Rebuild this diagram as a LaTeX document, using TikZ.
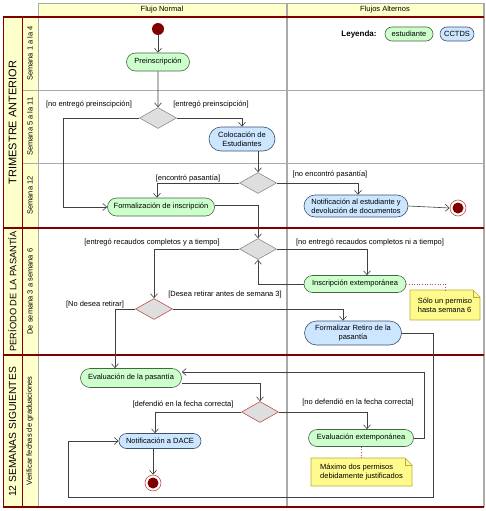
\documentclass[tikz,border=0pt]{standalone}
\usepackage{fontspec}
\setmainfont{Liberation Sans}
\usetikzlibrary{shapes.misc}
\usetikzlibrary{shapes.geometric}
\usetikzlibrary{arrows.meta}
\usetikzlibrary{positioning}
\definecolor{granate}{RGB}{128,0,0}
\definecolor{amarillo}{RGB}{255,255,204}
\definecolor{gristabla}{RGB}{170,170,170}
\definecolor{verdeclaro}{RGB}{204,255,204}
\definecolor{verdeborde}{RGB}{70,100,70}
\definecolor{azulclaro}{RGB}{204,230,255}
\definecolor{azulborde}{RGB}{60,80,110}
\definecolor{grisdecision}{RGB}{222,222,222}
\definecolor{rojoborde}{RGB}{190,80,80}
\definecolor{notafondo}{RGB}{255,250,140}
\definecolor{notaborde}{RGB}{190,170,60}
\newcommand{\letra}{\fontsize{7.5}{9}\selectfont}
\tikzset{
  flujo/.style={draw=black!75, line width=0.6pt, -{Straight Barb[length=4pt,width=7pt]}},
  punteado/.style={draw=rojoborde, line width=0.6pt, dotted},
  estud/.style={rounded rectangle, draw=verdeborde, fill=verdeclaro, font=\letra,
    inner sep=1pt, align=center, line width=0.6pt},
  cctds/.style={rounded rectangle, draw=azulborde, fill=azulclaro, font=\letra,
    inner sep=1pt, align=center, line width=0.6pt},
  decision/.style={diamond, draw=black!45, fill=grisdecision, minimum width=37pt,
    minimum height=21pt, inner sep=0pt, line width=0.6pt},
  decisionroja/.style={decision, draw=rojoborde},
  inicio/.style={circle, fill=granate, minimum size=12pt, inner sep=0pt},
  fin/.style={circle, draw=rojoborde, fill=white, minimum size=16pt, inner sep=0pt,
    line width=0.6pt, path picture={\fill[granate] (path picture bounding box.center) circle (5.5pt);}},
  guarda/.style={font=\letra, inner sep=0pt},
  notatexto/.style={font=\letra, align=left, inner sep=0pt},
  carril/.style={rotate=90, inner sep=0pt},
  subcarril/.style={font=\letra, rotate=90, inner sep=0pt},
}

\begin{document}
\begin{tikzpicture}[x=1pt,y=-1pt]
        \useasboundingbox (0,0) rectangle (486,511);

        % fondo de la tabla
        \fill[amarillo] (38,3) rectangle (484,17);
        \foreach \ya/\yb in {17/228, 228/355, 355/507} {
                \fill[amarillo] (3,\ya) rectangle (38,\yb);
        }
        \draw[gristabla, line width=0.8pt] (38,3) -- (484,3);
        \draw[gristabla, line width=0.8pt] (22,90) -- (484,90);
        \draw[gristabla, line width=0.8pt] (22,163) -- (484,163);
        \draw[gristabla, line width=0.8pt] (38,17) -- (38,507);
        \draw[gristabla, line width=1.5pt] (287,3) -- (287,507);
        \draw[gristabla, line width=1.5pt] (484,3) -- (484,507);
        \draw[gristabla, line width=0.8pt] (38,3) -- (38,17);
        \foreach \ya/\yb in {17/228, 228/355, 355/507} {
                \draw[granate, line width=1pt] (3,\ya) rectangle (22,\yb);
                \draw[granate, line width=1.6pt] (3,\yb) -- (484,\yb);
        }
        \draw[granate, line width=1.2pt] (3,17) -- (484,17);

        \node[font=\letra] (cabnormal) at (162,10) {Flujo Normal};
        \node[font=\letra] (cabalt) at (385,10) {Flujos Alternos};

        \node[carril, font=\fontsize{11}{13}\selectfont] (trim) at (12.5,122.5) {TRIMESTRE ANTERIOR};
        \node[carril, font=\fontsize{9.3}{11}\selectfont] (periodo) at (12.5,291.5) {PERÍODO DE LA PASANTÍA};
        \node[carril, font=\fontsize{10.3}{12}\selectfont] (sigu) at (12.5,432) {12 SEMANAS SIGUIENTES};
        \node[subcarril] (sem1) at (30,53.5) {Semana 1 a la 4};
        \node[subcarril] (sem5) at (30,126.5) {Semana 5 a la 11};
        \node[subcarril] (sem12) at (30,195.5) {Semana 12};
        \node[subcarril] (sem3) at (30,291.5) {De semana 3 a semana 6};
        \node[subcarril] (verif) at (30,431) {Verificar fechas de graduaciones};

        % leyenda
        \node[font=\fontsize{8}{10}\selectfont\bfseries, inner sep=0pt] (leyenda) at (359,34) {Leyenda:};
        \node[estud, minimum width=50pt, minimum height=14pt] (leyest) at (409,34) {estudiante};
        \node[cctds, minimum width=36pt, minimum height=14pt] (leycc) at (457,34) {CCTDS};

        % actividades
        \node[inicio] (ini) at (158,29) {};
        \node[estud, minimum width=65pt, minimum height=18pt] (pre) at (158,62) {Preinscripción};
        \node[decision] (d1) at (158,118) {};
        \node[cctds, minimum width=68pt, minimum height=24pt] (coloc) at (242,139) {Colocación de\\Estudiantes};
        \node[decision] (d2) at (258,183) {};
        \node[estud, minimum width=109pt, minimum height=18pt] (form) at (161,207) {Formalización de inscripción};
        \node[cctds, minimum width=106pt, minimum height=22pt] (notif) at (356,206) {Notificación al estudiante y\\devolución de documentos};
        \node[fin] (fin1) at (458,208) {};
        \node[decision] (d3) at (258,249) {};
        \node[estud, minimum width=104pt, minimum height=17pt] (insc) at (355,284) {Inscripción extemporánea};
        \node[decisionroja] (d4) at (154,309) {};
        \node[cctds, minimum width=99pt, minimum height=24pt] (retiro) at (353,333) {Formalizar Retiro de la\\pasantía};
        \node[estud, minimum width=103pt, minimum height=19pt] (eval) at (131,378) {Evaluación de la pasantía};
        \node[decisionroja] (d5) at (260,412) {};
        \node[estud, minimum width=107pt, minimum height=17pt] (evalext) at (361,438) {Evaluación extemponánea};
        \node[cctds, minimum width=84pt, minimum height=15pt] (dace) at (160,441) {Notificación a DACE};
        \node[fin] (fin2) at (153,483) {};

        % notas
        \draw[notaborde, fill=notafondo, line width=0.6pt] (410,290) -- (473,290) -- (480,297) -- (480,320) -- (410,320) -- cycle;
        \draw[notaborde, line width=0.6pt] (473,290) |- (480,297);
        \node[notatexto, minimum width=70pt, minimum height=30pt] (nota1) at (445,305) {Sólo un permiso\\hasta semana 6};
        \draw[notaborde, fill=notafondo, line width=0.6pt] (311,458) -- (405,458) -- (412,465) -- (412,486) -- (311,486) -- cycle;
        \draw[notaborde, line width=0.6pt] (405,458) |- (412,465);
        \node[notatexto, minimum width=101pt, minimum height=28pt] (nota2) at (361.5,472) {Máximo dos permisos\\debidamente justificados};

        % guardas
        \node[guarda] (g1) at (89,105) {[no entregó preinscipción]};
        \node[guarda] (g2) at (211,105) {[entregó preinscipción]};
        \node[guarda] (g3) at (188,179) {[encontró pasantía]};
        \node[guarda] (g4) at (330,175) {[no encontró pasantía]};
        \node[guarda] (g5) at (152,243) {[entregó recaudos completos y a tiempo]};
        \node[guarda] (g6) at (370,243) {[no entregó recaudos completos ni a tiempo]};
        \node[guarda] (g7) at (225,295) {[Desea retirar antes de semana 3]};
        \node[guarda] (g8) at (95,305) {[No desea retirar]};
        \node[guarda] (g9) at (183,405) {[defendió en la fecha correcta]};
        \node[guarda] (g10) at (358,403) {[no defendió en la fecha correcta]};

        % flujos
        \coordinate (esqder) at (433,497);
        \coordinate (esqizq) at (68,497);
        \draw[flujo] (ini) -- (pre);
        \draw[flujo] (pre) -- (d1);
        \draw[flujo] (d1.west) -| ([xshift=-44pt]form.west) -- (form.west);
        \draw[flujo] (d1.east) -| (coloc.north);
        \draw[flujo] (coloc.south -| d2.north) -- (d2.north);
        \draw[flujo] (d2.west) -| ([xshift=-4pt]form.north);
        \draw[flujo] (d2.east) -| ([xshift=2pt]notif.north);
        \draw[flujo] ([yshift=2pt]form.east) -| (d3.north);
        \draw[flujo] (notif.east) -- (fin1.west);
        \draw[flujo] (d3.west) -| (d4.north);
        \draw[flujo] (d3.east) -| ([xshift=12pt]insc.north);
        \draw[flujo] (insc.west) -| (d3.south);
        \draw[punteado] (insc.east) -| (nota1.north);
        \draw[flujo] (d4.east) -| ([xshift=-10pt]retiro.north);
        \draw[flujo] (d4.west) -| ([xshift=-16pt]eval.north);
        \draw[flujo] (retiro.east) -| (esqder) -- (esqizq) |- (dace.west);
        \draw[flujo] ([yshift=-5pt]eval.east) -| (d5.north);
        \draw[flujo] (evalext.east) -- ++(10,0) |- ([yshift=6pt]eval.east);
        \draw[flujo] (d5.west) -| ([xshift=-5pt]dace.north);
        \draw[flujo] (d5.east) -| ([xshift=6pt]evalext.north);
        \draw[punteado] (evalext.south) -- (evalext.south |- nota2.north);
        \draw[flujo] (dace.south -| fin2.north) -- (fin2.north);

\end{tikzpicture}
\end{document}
----
--- Exercise task ---
Please reproduce the listing exactly from its opening line through the line that contains "(0,0) rectangle (486,511);", both included, with all pictures omitted.

--- Solution to the exercise ---
Rebuild this diagram as a LaTeX document, using TikZ.
\documentclass[tikz,border=0pt]{standalone}
\usepackage{fontspec}
\setmainfont{Liberation Sans}
\usetikzlibrary{shapes.misc}
\usetikzlibrary{shapes.geometric}
\usetikzlibrary{arrows.meta}
\usetikzlibrary{positioning}
\definecolor{granate}{RGB}{128,0,0}
\definecolor{amarillo}{RGB}{255,255,204}
\definecolor{gristabla}{RGB}{170,170,170}
\definecolor{verdeclaro}{RGB}{204,255,204}
\definecolor{verdeborde}{RGB}{70,100,70}
\definecolor{azulclaro}{RGB}{204,230,255}
\definecolor{azulborde}{RGB}{60,80,110}
\definecolor{grisdecision}{RGB}{222,222,222}
\definecolor{rojoborde}{RGB}{190,80,80}
\definecolor{notafondo}{RGB}{255,250,140}
\definecolor{notaborde}{RGB}{190,170,60}
\newcommand{\letra}{\fontsize{7.5}{9}\selectfont}
\tikzset{
  flujo/.style={draw=black!75, line width=0.6pt, -{Straight Barb[length=4pt,width=7pt]}},
  punteado/.style={draw=rojoborde, line width=0.6pt, dotted},
  estud/.style={rounded rectangle, draw=verdeborde, fill=verdeclaro, font=\letra,
    inner sep=1pt, align=center, line width=0.6pt},
  cctds/.style={rounded rectangle, draw=azulborde, fill=azulclaro, font=\letra,
    inner sep=1pt, align=center, line width=0.6pt},
  decision/.style={diamond, draw=black!45, fill=grisdecision, minimum width=37pt,
    minimum height=21pt, inner sep=0pt, line width=0.6pt},
  decisionroja/.style={decision, draw=rojoborde},
  inicio/.style={circle, fill=granate, minimum size=12pt, inner sep=0pt},
  fin/.style={circle, draw=rojoborde, fill=white, minimum size=16pt, inner sep=0pt,
    line width=0.6pt, path picture={\fill[granate] (path picture bounding box.center) circle (5.5pt);}},
  guarda/.style={font=\letra, inner sep=0pt},
  notatexto/.style={font=\letra, align=left, inner sep=0pt},
  carril/.style={rotate=90, inner sep=0pt},
  subcarril/.style={font=\letra, rotate=90, inner sep=0pt},
}

\begin{document}
\begin{tikzpicture}[x=1pt,y=-1pt]
        \useasboundingbox (0,0) rectangle (486,511);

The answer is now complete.